Records from a data collection:
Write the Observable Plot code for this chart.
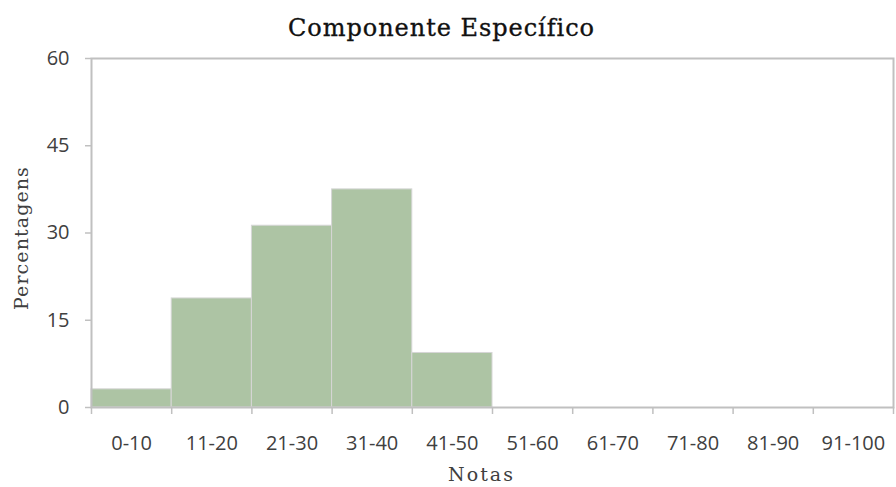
<!DOCTYPE html>
<html>
<head>
<meta charset="utf-8">
<script src="https://cdn.jsdelivr.net/npm/d3@7"></script>
<script src="https://cdn.jsdelivr.net/npm/@observablehq/plot@0.6"></script>
<style>
  html, body { margin: 0; padding: 0; background: #fff; }
  svg { display: block; }
  .ttl text { letter-spacing: 0.95px; }
  .ylab text { letter-spacing: 1.1px; }
  .xlab text { letter-spacing: 2px; }
</style>
</head>
<body>
<div id="chart"></div>
<script>
const title = "Componente Específico";
const categories = ["0-10", "11-20", "21-30", "31-40", "41-50", "51-60", "61-70", "71-80", "81-90", "91-100"];
const percentages = [3.125, 18.75, 31.25, 37.5, 9.375, 0, 0, 0, 0, 0];
const yTicks = [0, 15, 30, 45, 60];
const binWidth = 10;

const data = categories.map((c, i) => ({cat: c, lo: i * binWidth, hi: (i + 1) * binWidth, mid: i * binWidth + binWidth / 2, v: percentages[i]}));
const boundaries = d3.range(0, categories.length * binWidth + 1, binWidth);

const gray = "#c0c0c0";
const textColor = "#404040";
const sans = "'Open Sans', sans-serif";
const serif = "'DejaVu Serif', serif";

const chart = Plot.plot({
  width: 896,
  height: 487,
  marginTop: 58,
  marginBottom: 80,
  marginLeft: 91,
  marginRight: 3,
  style: {fontFamily: sans, fontSize: "20px", color: textColor, background: "#fff", overflow: "visible"},
  x: {domain: [0, categories.length * binWidth]},
  y: {domain: [0, 60]},
  marks: [
    Plot.rect(data, {x1: "lo", x2: "hi", y1: 0, y2: "v", fill: "#adc4a4", stroke: "#d6d6d6", strokeWidth: 1}),
    Plot.frame({stroke: gray, strokeWidth: 2}),
    Plot.axisY({ticks: yTicks, tickSize: 6, tickPadding: 16, stroke: gray, strokeWidth: 1.5, fill: textColor, fontSize: 20, fontFamily: sans, label: null}),
    Plot.axisX({ticks: boundaries, tickSize: 7, tickFormat: () => "", stroke: gray, strokeWidth: 1.5, label: null}),
    Plot.text(data, {x: "mid", text: "cat", frameAnchor: "bottom", dy: 36, lineAnchor: "middle", fill: textColor, fontSize: 20, fontFamily: sans}),
    Plot.text(["Notas"], {className: "xlab", frameAnchor: "bottom", dy: 67, dx: -11, lineAnchor: "middle", textAnchor: "middle", fill: textColor, fontSize: 19, fontFamily: serif}),
    Plot.text(["Percentagens"], {className: "ylab", frameAnchor: "left", dx: -70, dy: 5, rotate: -90, lineAnchor: "middle", textAnchor: "middle", fill: textColor, fontSize: 19, fontFamily: serif}),
    Plot.text([title], {className: "ttl", frameAnchor: "top", dy: -30, dx: -51, lineAnchor: "middle", textAnchor: "middle", fill: "#111", stroke: "#111", strokeWidth: 0.35, fontSize: 24, fontFamily: serif})
  ]
});
document.getElementById("chart").appendChild(chart);
</script>
</body>
</html>
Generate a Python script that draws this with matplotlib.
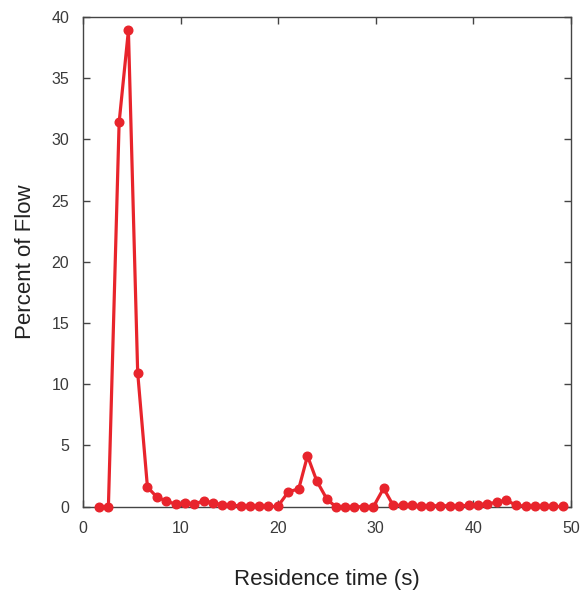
import matplotlib
matplotlib.use("Agg")
import matplotlib.pyplot as plt

residence_time = [1.6, 2.6, 3.7, 4.65, 5.6, 6.6, 7.55, 8.5, 9.5, 10.45,
                  11.4, 12.35, 13.3, 14.25, 15.2, 16.15, 17.1, 18.0, 18.95, 19.95,
                  21.05, 22.1, 23.0, 23.95, 25.0, 25.9, 26.85, 27.8, 28.75, 29.75,
                  30.8, 31.75, 32.75, 33.7, 34.65, 35.6, 36.6, 37.6, 38.5, 39.5,
                  40.5, 41.4, 42.45, 43.35, 44.4, 45.35, 46.3, 47.25, 48.2, 49.15]

# Percent of flow in each bin
percent_flow = [0.0, 0.0, 31.4, 38.9, 10.95, 1.6, 0.8, 0.47, 0.2, 0.33,
                0.22, 0.47, 0.33, 0.15, 0.1, 0.08, 0.06, 0.04, 0.02, 0.02,
                1.22, 1.45, 4.15, 2.1, 0.6, 0.0, 0.0, 0.0, 0.0, 0.0,
                1.5, 0.15, 0.1, 0.1, 0.08, 0.08, 0.08, 0.08, 0.08, 0.1,
                0.15, 0.25, 0.35, 0.55, 0.1, 0.05, 0.02, 0.02, 0.02, 0.02]

RED = "#e8242c"
GREY_TEXT = "#3a3a3a"

plt.rcParams["font.family"] = ["Liberation Sans", "DejaVu Sans"]

fig = plt.figure(figsize=(5.81, 5.90), dpi=100)
ax = fig.add_axes([0.1429, 0.1412, 0.8399, 0.83])

ax.plot(residence_time, percent_flow, color=RED, linewidth=2.3,
        marker="o", markersize=6.2, markerfacecolor=RED,
        markeredgecolor=RED, clip_on=False, zorder=3)

ax.set_xlim(0, 50)
ax.set_ylim(0, 40)
ax.set_xticks(range(0, 51, 10))
ax.set_yticks(range(0, 41, 5))

ax.tick_params(direction="in", top=True, right=True, length=5, width=1,
               color="#444444", labelsize=11.5, labelcolor=GREY_TEXT, pad=10)
for spine in ax.spines.values():
    spine.set_color("#444444")
    spine.set_linewidth(1.0)

ax.set_xlabel("Residence time (s)", fontsize=16, color="#222222", labelpad=24)
ax.set_ylabel("Percent of Flow", fontsize=16, color="#222222", labelpad=11)

fig.savefig("out.png", dpi=100)
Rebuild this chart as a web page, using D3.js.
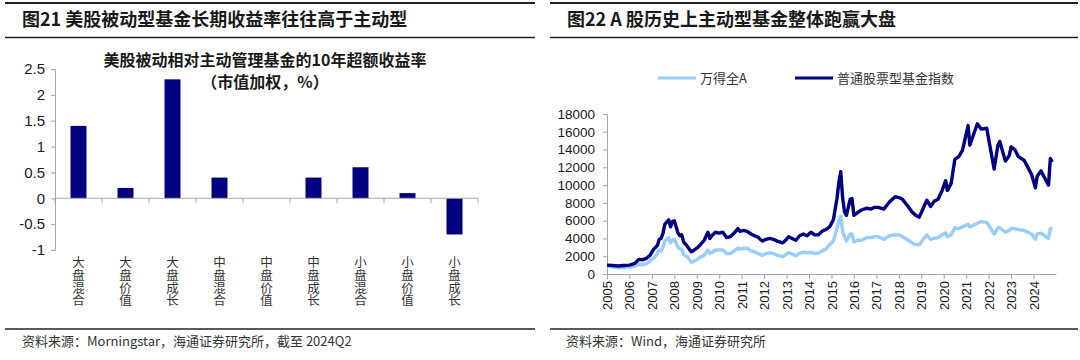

◆ Written problem
Extract lines where the string "script" occurs.

◆ Full answer
<script src="https://cdn.jsdelivr.net/npm/d3@7"></script>
<script src="https://cdn.jsdelivr.net/npm/@observablehq/plot@0.6"></script>
<script>
</script>
Generate a Python script that draws this with matplotlib.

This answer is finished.